For this Sunday, when we remember the high calling of the Reformation to return to the Word of Christ that we might truly be His disciples, we ought to remember that this call is not just for Lutherans, or Methodists, or Baptists, or Romans—it is the call of Christ to all who would belong to Him.  The Word of God made flesh, whose Word the Holy Scriptures are, calls us to hear Him, to believe and trust Him by faith, to repent of our evil, to be absolved by His grace, and to rise up in a newness of life ever more conformed to His Image through the Spirit that works through His Word.  The call of the Reformation to hear the Word of God and keep it, is not an innovation of the 16th century, but the constant call of faithful confessors of the Church throughout her whole history, rooted in the call of Jesus Himself.
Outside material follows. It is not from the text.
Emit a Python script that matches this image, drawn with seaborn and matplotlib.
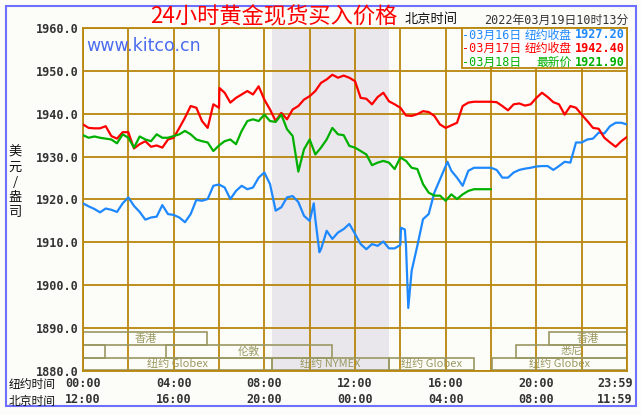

And to you this day, Jesus’ call comes.  Be His disciple.  Hear His Word.  Abide in Him by His Word, that His Word—His Life—may abide in you.  For if you abide in His Word, born from above by Water and Spirit, you shall know the Truth who is Jesus Christ our Savior, and He shall set you free from sin, death, hell, and the power of the devil.  For by His grace you have been saved through faith, and not by your works, lest anyone should boast, and take for themselves the glory of the Only Begotten Son of God, crucified for the sins of the world.  He, and He alone, is the Truth that sets you free.  Hear Him.  Believe, and live.  Amen.